Making the Most of Your Legacy Content
Sometimes it’s better to remodel than to move. That’s as true for content marketing as it is for houses and apartments. Even better, rarely is remodeling as hellacious for legacy content as it can be for housing.
You’re probably wondering what I mean by “remodeling” at this point. I’m not suggesting that you slap a new coat of paint on old content. Rather, I’m suggesting that strategic updates to your content can yield great results.
Start with analytics. Chances are you don’t have the resources to freshen up all the content in your library. That’s fine, since not all content is likely to produce the same results when updated. Your analytics can point to content that has performed well and that might perform better with a bit of a boost.

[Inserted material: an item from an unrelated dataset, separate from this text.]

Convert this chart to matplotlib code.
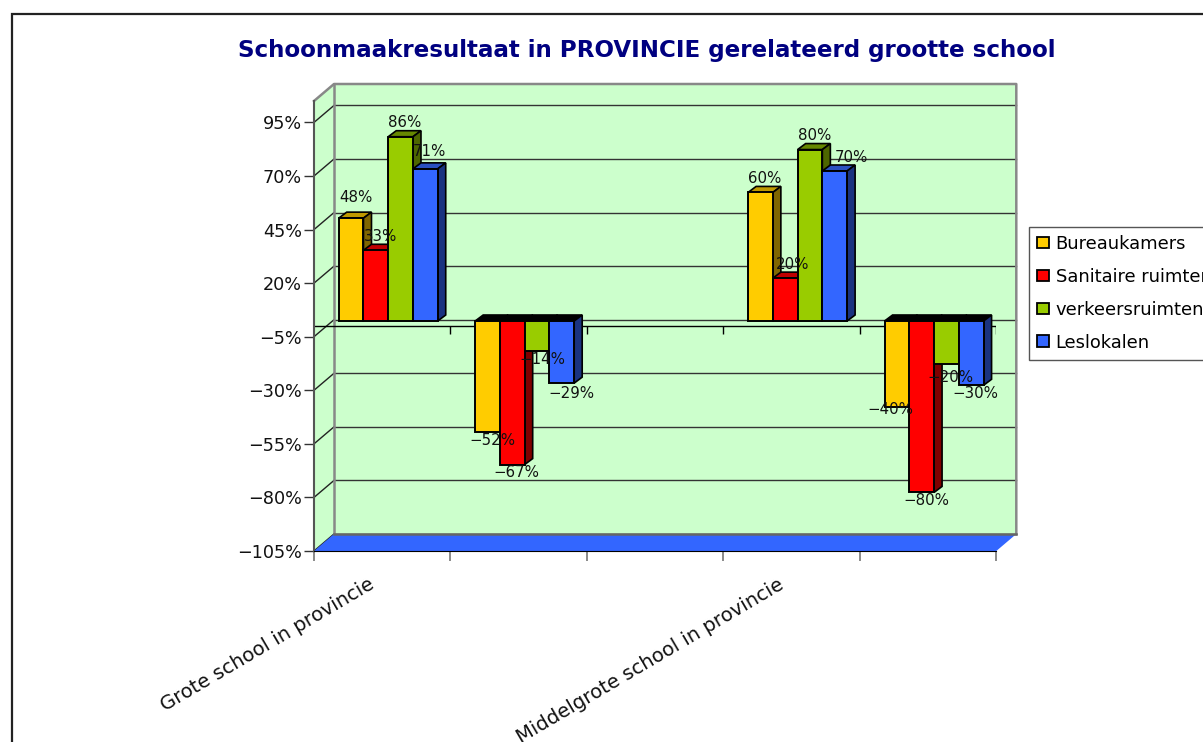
"""Schoonmaakresultaat: pseudo-3D grouped bars on a green walled chart."""
import matplotlib
matplotlib.use("Agg")
import matplotlib.pyplot as plt
from matplotlib.patches import Patch, Rectangle

W, H = 1203, 742

title = "Schoonmaakresultaat in PROVINCIE gerelateerd grootte school"
categories = ["Grote school in provincie", "", "", "Middelgrote school in provincie", ""]
series_names = ["Bureaukamers", "Sanitaire ruimten", "verkeersruimten", "Leslokalen"]
bureaukamers = [48, -52, None, 60, -40]
sanitaire = [33, -67, None, 20, -80]
verkeers = [86, -14, None, 80, -20]
leslokalen = [71, -29, None, 70, -30]
y_ticks = [95, 70, 45, 20, -5, -30, -55, -80, -105]

front_colors = ["#FFCC00", "#FF0000", "#99CC00", "#3366FF"]
top_colors = ["#BF9900", "#BF0000", "#668800", "#2A50C0"]
side_colors = ["#806600", "#7F0000", "#4D6600", "#1A3380"]
wall = "#CCFFCC"

plt.rcParams["font.family"] = "DejaVu Sans"
fig = plt.figure(figsize=(W / 100, H / 100), dpi=100)
fig.add_artist(Rectangle((11.5 / W, -0.1), 1.2, 1.1 - 13.5 / H, transform=fig.transFigure,
                         fill=False, ec="#222222", lw=1.6))
ax = fig.add_axes([314 / W, 1 - 551 / H, 682.3 / W, 450 / H])
ax.patch.set_visible(False)
ax.set_xlim(0, 5)
ax.set_ylim(-105, 105)

px_x = 5 / 682.3
px_y = 210 / 450
dx, dy = 20 * px_x, 17 * px_y  # wall depth
bx, by = 6 * px_x, 5 * px_y  # bars stand a bit inside the box
sx, sy = 8 * px_x, 6 * px_y  # bar depth
bw = 24.75 * px_x

# walls and floor
ax.fill([0, dx, dx, 0], [-105, -105 + dy, 105 + dy, 105], fc=wall, ec="none", zorder=1, clip_on=False)
ax.fill([dx, 5 + dx, 5 + dx, dx], [-105 + dy, -105 + dy, 105 + dy, 105 + dy], fc=wall, ec="none",
        zorder=1, clip_on=False)
for t in y_ticks:
    ax.plot([0, dx], [t, t + dy], color="#222222", lw=1, zorder=2, clip_on=False)
    ax.plot([dx, 5 + dx], [t + dy, t + dy], color="#333333", lw=1, zorder=2, clip_on=False)
ax.plot([0, dx, 5 + dx, 5 + dx], [105, 105 + dy, 105 + dy, -105 + dy], color="#888888", lw=1.8,
        zorder=3, clip_on=False)
ax.plot([dx, dx], [105 + dy, -105 + dy], color="#888888", lw=1.8, zorder=3, clip_on=False)
ax.fill([0, dx, 5 + dx, 5], [-105, -105 + dy, -105 + dy, -105], fc="#3366FF", ec="none", zorder=3,
        clip_on=False)
ax.plot([dx, 5 + dx], [-105 + dy, -105 + dy], color="#666666", lw=1.8, zorder=3, clip_on=False)

# zero axis with its ticks
ax.plot([0, 5], [0, 0], color="black", lw=1, zorder=3)
ax.vlines(range(1, 6), -8 * px_y, 0, color="black", lw=1, zorder=3)

# bars
all_series = [bureaukamers, sanitaire, verkeers, leslokalen]
z = 4
for s, values in enumerate(all_series):
    for c, v in enumerate(values):
        if v is None:
            continue
        x0 = c + 0.5 - 2 * bw + s * bw + bx
        x1 = x0 + bw
        base = by
        end = v + by
        top_y = max(base, end)
        low_y = min(base, end)
        # top, then side, then front
        ax.fill([x0, x0 + sx, x1 + sx, x1], [top_y, top_y + sy, top_y + sy, top_y],
                fc=top_colors[s] if v > 0 else "black", ec="black", lw=1.2, zorder=z)
        ax.fill([x1, x1 + sx, x1 + sx, x1], [low_y, low_y + sy, top_y + sy, top_y],
                fc=side_colors[s], ec="black", lw=1.2, zorder=z)
        ax.bar(x0, v, width=bw, bottom=by, align="edge", color=front_colors[s], ec="black", lw=1.4,
               zorder=z)
    z += 1

# value labels, offsets in pixels above or below the bar end
label_nudge = {(0, 0): (0, 7), (3, 0): (0, 3), (1, 3): (3, 0), (3, 3): (12, -1), (2, 1): (1, 0),
               (3, 1): (5, -2), (0, 4): (-11, 5), (2, 4): (0, -6)}
for s, values in enumerate(all_series):
    for c, v in enumerate(values):
        if v is None:
            continue
        xc = c + 0.5 - 2 * bw + s * bw + bx + bw / 2 + 4.5 * px_x
        off = 14 if v > 0 else -8
        nx, ny = label_nudge.get((s, c), (0, 0))
        ax.annotate(f"{v}%".replace("-", "\u2212"), (xc, v + by), xytext=((nx) * 0.72, (off + ny) * 0.72),
                    textcoords="offset points", ha="center", va="center", fontsize=10.8,
                    color="#111111", zorder=20, annotation_clip=False)

# axes
for name in ["top", "right"]:
    ax.spines[name].set_visible(False)
ax.spines["left"].set_color("#555555")
ax.spines["left"].set_linewidth(1.5)
ax.spines["left"].set_zorder(6)
ax.spines["bottom"].set_color("black")
ax.spines["bottom"].set_zorder(6)
ax.set_yticks(y_ticks)
ax.set_yticklabels([f"{t}%".replace("-", "\u2212") for t in y_ticks], fontsize=12.7, color="#111111")
ax.tick_params(axis="y", length=7.2, width=1, color="#333333", pad=1.5)
ax.set_xticks(range(6))
ax.set_xticklabels([])
ax.tick_params(axis="x", which="major", length=7.2, width=1.2, color="#777777")
ax.set_xticks([i + 0.5 - 9 * px_x for i in range(5)], minor=True)
ax.set_xticklabels(categories, minor=True, rotation=30.5, ha="right", va="center",
                   rotation_mode="anchor", fontsize=14.1, color="#111111")
ax.tick_params(axis="x", which="minor", length=0, pad=23)

fig.text(647 / W, 1 - 50 / H, title, color="#000080", fontsize=16.6, fontweight="bold",
         ha="center", va="center")

handles = [Patch(fc=c, ec="black", lw=1.3) for c in front_colors]
fig.legend(handles, series_names, loc="upper left", bbox_to_anchor=(1029 / W, 1 - 226.5 / H),
           bbox_transform=fig.transFigure, fontsize=12.9, frameon=True, fancybox=False,
           edgecolor="#555555", framealpha=1, borderaxespad=0, borderpad=0.47,
           handlelength=0.62, handleheight=0.62, handletextpad=0.4, labelspacing=0.83)

fig.savefig("out.png", dpi=100)
plt.close(fig)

What you’re looking for is content whose performance has fallen off. (For older posts that are still performing well, there’s as much art as science involved. Some may be better left untouched. Others may respond well to updates described below. Testing is the only way you’ll know for sure.)
You also want to find content that still aligns with your marketing goals. In fact, if a review turns up a great deal of content that no longer is in alignment, you should consider pruning the legacy content or making updates that are more rehab than remodel.
Edit Substance, Edit Style
Once you’ve identified content items that are good candidates for updating, you’ll want to review the content for out of date references (replace those Madonna comparisons with Beyonce …), data that’s no longer relevant (Mobile device market share from 2011?), and recommendations that may now be so widely accepted that they’re no longer of great value to your target audience.
You’ll also want to update your published on date. This is, of course, an important marker for your audience, who will naturally value more recent information over dated content. It is also an important signal to the search engines that you maintain and update your content.
One last item to review and update if necessary is the calls to action on the pages you’re updating. Are the CTAs tied into your CRM system? Do the lead magnets they’re offering still contain relevant information for your prospects.
Finally, be sure to return to your analytics dashboard in the months following your updates to track whether your efforts have helped or hindered your site’s marketing performance. The goal is to create updates that help convince more of your audience to invest their attention in your content. The only way to know if that’s happening is to measure their engagement and, ultimately, how successfully you are converting them to clients.
Since 1996, Andrew Schulkind has asked clients one simple question: what does digital marketing success look like, and how can marketing progress be measured?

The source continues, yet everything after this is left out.